§ **Short task**:
Restate the lines word for word, from the first line of the records through the line containing "0.639, 0.912, 0.896, 0.709, 0.666, 0.76, 0.742, 0.755, 0.738]". Leave out the pictures and anything after that line.

§ **Given records**:

══════════════════════════════

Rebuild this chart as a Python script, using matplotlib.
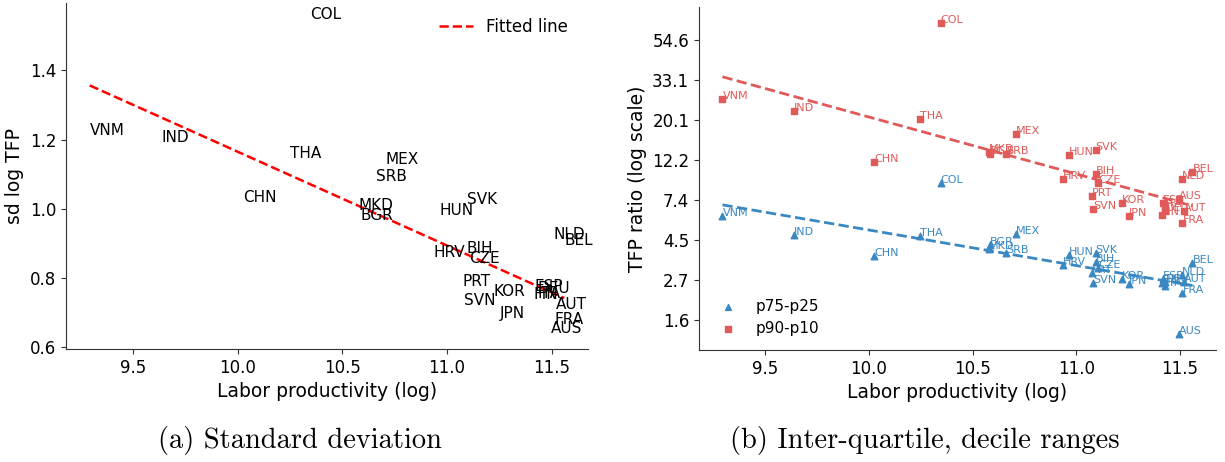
import numpy as np
import matplotlib
matplotlib.use("Agg")
import matplotlib.pyplot as plt

# country codes and log labor productivity (shared x)
countries = ["VNM", "IND", "THA", "COL", "CHN", "MKD", "BGR", "SRB", "MEX",
             "HUN", "SVK", "HRV", "BIH", "CZE", "PRT", "SVN", "KOR", "JPN",
             "AUS", "NLD", "BEL", "AUT", "FRA", "ESP", "ITA", "DEU", "FIN"]
labor_prod = [9.293, 9.637, 10.248, 10.345, 10.025, 10.578, 10.585, 10.66, 10.707,
              10.964, 11.093, 10.937, 11.094, 11.106, 11.076, 11.082, 11.22, 11.254,
              11.494, 11.508, 11.56, 11.52, 11.512, 11.418, 11.43, 11.43, 11.413]

# panel (a): sd of log TFP
sd_log_tfp = [1.212, 1.192, 1.146, 1.55, 1.019, 0.997, 0.966, 1.079, 1.13,
              0.982, 1.012, 0.859, 0.872, 0.843, 0.777, 0.721, 0.746, 0.682,
              0.639, 0.912, 0.896, 0.709, 0.666, 0.76, 0.742, 0.755, 0.738]

# panel (b): log of TFP ratios
log_p90_p10 = [3.26, 3.11, 3.016, 4.216, 2.479, 2.604, 2.579, 2.575, 2.829,
               2.558, 2.621, 2.266, 2.329, 2.216, 2.05, 1.884, 1.959, 1.804,
               2.01, 2.26, 2.35, 1.862, 1.709, 1.966, 1.916, 1.862, 1.81]
log_p75_p25 = [1.80, 1.5625, 1.55, 2.216, 1.304, 1.384, 1.4375, 1.333, 1.571,
               1.3125, 1.341, 1.1875, 1.229, 1.154, 1.084, 0.966, 1.0125, 0.95,
               0.321, 1.0625, 1.21, 0.979, 0.833, 1.02, 0.93, 0.98, 0.97]
log_ticks = [0.5, 1.0, 1.5, 2.0, 2.5, 3.0, 3.5, 4.0]

red = "#e05a5a"
blue = "#3a88c2"

x = np.array(labor_prod)
xs = np.array([x.min(), x.max()])

fig = plt.figure(figsize=(12.25, 4.62), dpi=100)
ax1 = fig.add_axes([0.0539, 0.2446, 0.4261, 0.749])
ax2 = fig.add_axes([0.5706, 0.2424, 0.422, 0.742])

# (a) standard deviation
y1 = np.array(sd_log_tfp)
ax1.scatter(x, y1, s=0)
for c, xi, yi in zip(countries, x, y1):
    ax1.text(xi, yi, c, fontsize=11, color="black")
b1 = np.polyfit(x, y1, 1)
ax1.plot(xs, np.polyval(b1, xs), "--", color="red", lw=1.8, label="Fitted line")
ax1.set_xlabel("Labor productivity (log)", fontsize=13.5)
ax1.set_ylabel("sd log TFP", fontsize=13.5)
ax1.legend(loc="upper right", frameon=False, fontsize=12, bbox_to_anchor=(0.99, 1.0))

# (b) inter-quartile and decile ranges
y_iqr = np.array(log_p75_p25)
y_dec = np.array(log_p90_p10)
ax2.scatter(x, y_iqr, marker="^", s=22, color=blue, label="p75-p25")
ax2.scatter(x, y_dec, marker="s", s=22, color=red, label="p90-p10")
for c, xi, yi in zip(countries, x, y_iqr):
    ax2.text(xi, yi, c, fontsize=8, color=blue)
for c, xi, yi in zip(countries, x, y_dec):
    ax2.text(xi, yi, c, fontsize=8, color=red)
b_iqr = np.polyfit(x, y_iqr, 1)
b_dec = np.polyfit(x, y_dec, 1)
ax2.plot(xs, np.polyval(b_iqr, xs), "--", color=blue, lw=2)
ax2.plot(xs, np.polyval(b_dec, xs), "--", color=red, lw=2)
ax2.set_yticks(log_ticks)
ax2.set_yticklabels([f"{np.exp(v):.1f}" for v in log_ticks])
ax2.set_xlabel("Labor productivity (log)", fontsize=13.5)
ax2.set_ylabel("TFP ratio (log scale)", fontsize=13.5)
ax2.legend(loc="lower left", frameon=False, fontsize=11, markerscale=0.9)

for ax in (ax1, ax2):
    ax.spines["top"].set_visible(False)
    ax.spines["right"].set_visible(False)
    for s in ("left", "bottom"):
        ax.spines[s].set_color("0.2")
    ax.tick_params(labelsize=12, color="0.2")
    ax.set_xticks([9.5, 10.0, 10.5, 11.0, 11.5])

fig.text(0.245, 0.03, "(a) Standard deviation", family="cmr10", fontsize=20.5, ha="center")
fig.text(0.755, 0.03, "(b) Inter-quartile, decile ranges", family="cmr10", fontsize=20.5, ha="center")

fig.savefig("out.png", dpi=100)
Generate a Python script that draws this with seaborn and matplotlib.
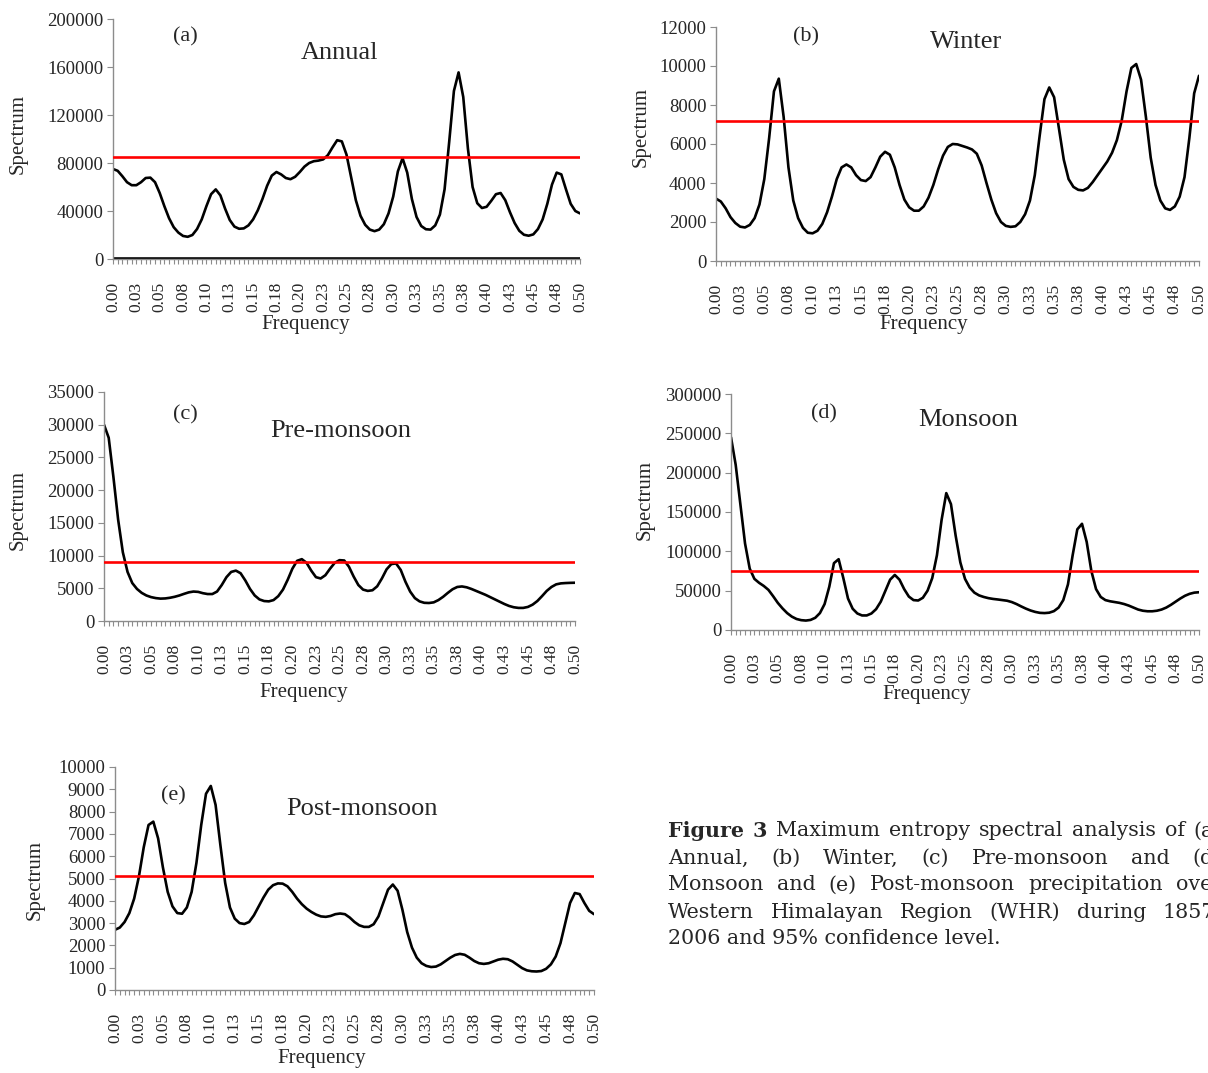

══════════════════════════════

§ **Worked solution**:
Rebuild this chart as a Python script, using matplotlib.
import numpy as np
import matplotlib
matplotlib.use("Agg")
import matplotlib.pyplot as plt

# country codes and log labor productivity (shared x)
countries = ["VNM", "IND", "THA", "COL", "CHN", "MKD", "BGR", "SRB", "MEX",
             "HUN", "SVK", "HRV", "BIH", "CZE", "PRT", "SVN", "KOR", "JPN",
             "AUS", "NLD", "BEL", "AUT", "FRA", "ESP", "ITA", "DEU", "FIN"]
labor_prod = [9.293, 9.637, 10.248, 10.345, 10.025, 10.578, 10.585, 10.66, 10.707,
              10.964, 11.093, 10.937, 11.094, 11.106, 11.076, 11.082, 11.22, 11.254,
              11.494, 11.508, 11.56, 11.52, 11.512, 11.418, 11.43, 11.43, 11.413]

# panel (a): sd of log TFP
sd_log_tfp = [1.212, 1.192, 1.146, 1.55, 1.019, 0.997, 0.966, 1.079, 1.13,
              0.982, 1.012, 0.859, 0.872, 0.843, 0.777, 0.721, 0.746, 0.682,
              0.639, 0.912, 0.896, 0.709, 0.666, 0.76, 0.742, 0.755, 0.738]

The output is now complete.